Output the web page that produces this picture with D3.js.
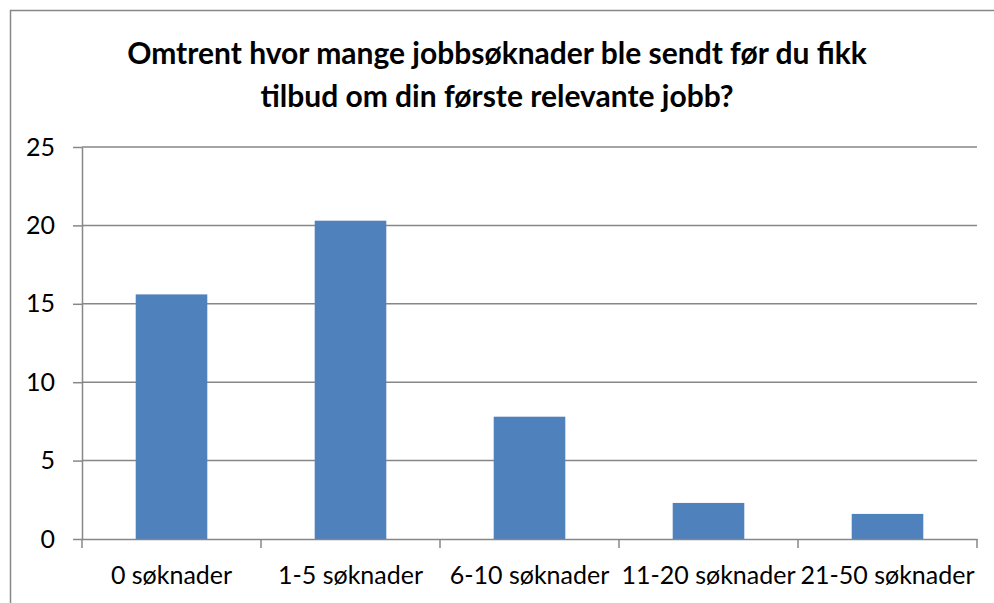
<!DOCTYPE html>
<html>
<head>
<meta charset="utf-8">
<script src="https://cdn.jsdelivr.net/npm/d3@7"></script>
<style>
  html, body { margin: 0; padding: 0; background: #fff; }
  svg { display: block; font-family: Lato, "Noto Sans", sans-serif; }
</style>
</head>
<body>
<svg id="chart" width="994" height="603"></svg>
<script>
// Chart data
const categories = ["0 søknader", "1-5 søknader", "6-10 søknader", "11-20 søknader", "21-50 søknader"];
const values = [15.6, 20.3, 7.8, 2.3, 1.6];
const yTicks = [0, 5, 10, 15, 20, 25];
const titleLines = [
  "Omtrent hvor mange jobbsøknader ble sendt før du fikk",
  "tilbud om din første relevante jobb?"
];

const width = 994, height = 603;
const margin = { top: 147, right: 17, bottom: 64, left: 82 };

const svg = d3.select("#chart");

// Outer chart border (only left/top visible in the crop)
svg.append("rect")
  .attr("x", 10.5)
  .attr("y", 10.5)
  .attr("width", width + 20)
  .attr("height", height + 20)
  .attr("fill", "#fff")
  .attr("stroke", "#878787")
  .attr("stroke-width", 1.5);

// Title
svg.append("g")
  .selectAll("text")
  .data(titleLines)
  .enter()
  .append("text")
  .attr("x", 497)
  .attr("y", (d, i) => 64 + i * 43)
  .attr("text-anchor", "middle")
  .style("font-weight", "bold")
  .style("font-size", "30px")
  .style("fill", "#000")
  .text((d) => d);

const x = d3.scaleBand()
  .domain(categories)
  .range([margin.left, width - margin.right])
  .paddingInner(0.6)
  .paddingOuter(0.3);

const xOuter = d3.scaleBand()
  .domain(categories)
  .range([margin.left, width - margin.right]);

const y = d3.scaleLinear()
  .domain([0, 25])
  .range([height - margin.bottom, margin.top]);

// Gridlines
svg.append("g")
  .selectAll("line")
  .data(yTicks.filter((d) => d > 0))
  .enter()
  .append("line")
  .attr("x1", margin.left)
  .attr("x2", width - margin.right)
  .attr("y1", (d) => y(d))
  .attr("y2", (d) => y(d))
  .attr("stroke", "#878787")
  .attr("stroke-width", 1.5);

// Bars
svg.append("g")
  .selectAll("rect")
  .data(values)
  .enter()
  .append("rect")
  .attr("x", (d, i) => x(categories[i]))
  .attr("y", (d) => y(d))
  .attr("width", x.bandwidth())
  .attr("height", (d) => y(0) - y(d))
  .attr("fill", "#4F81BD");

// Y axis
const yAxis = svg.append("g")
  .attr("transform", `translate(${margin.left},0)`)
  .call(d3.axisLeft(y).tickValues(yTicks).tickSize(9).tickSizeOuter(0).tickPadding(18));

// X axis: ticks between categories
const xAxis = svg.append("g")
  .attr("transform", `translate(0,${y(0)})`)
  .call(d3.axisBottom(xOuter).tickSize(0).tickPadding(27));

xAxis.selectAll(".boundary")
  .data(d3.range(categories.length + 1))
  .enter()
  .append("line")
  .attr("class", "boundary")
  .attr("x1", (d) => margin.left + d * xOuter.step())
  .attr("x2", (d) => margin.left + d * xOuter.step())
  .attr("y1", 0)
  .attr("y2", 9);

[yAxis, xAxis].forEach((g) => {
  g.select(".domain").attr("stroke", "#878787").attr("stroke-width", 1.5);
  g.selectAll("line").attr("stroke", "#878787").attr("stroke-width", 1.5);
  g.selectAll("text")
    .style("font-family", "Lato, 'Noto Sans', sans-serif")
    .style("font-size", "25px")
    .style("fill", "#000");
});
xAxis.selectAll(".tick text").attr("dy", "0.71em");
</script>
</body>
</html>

[To do] Images should not appear in the copy; retype the listing above exactly.

[In response]
Output the web page that produces this picture with D3.js.
<!DOCTYPE html>
<html>
<head>
<meta charset="utf-8">
<script src="https://cdn.jsdelivr.net/npm/d3@7"></script>
<style>
  html, body { margin: 0; padding: 0; background: #fff; }
  svg { display: block; font-family: Lato, "Noto Sans", sans-serif; }
</style>
</head>
<body>
<svg id="chart" width="994" height="603"></svg>
<script>
// Chart data
const categories = ["0 søknader", "1-5 søknader", "6-10 søknader", "11-20 søknader", "21-50 søknader"];
const values = [15.6, 20.3, 7.8, 2.3, 1.6];
const yTicks = [0, 5, 10, 15, 20, 25];
const titleLines = [
  "Omtrent hvor mange jobbsøknader ble sendt før du fikk",
  "tilbud om din første relevante jobb?"
];

const width = 994, height = 603;
const margin = { top: 147, right: 17, bottom: 64, left: 82 };

const svg = d3.select("#chart");

// Outer chart border (only left/top visible in the crop)
svg.append("rect")
  .attr("x", 10.5)
  .attr("y", 10.5)
  .attr("width", width + 20)
  .attr("height", height + 20)
  .attr("fill", "#fff")
  .attr("stroke", "#878787")
  .attr("stroke-width", 1.5);

// Title
svg.append("g")
  .selectAll("text")
  .data(titleLines)
  .enter()
  .append("text")
  .attr("x", 497)
  .attr("y", (d, i) => 64 + i * 43)
  .attr("text-anchor", "middle")
  .style("font-weight", "bold")
  .style("font-size", "30px")
  .style("fill", "#000")
  .text((d) => d);

const x = d3.scaleBand()
  .domain(categories)
  .range([margin.left, width - margin.right])
  .paddingInner(0.6)
  .paddingOuter(0.3);

const xOuter = d3.scaleBand()
  .domain(categories)
  .range([margin.left, width - margin.right]);

const y = d3.scaleLinear()
  .domain([0, 25])
  .range([height - margin.bottom, margin.top]);

// Gridlines
svg.append("g")
  .selectAll("line")
  .data(yTicks.filter((d) => d > 0))
  .enter()
  .append("line")
  .attr("x1", margin.left)
  .attr("x2", width - margin.right)
  .attr("y1", (d) => y(d))
  .attr("y2", (d) => y(d))
  .attr("stroke", "#878787")
  .attr("stroke-width", 1.5);

// Bars
svg.append("g")
  .selectAll("rect")
  .data(values)
  .enter()
  .append("rect")
  .attr("x", (d, i) => x(categories[i]))
  .attr("y", (d) => y(d))
  .attr("width", x.bandwidth())
  .attr("height", (d) => y(0) - y(d))
  .attr("fill", "#4F81BD");

// Y axis
const yAxis = svg.append("g")
  .attr("transform", `translate(${margin.left},0)`)
  .call(d3.axisLeft(y).tickValues(yTicks).tickSize(9).tickSizeOuter(0).tickPadding(18));

// X axis: ticks between categories
const xAxis = svg.append("g")
  .attr("transform", `translate(0,${y(0)})`)
  .call(d3.axisBottom(xOuter).tickSize(0).tickPadding(27));

xAxis.selectAll(".boundary")
  .data(d3.range(categories.length + 1))
  .enter()
  .append("line")
  .attr("class", "boundary")
  .attr("x1", (d) => margin.left + d * xOuter.step())
  .attr("x2", (d) => margin.left + d * xOuter.step())
  .attr("y1", 0)
  .attr("y2", 9);

[yAxis, xAxis].forEach((g) => {
  g.select(".domain").attr("stroke", "#878787").attr("stroke-width", 1.5);
  g.selectAll("line").attr("stroke", "#878787").attr("stroke-width", 1.5);
  g.selectAll("text")
    .style("font-family", "Lato, 'Noto Sans', sans-serif")
    .style("font-size", "25px")
    .style("fill", "#000");
});
xAxis.selectAll(".tick text").attr("dy", "0.71em");
</script>
</body>
</html>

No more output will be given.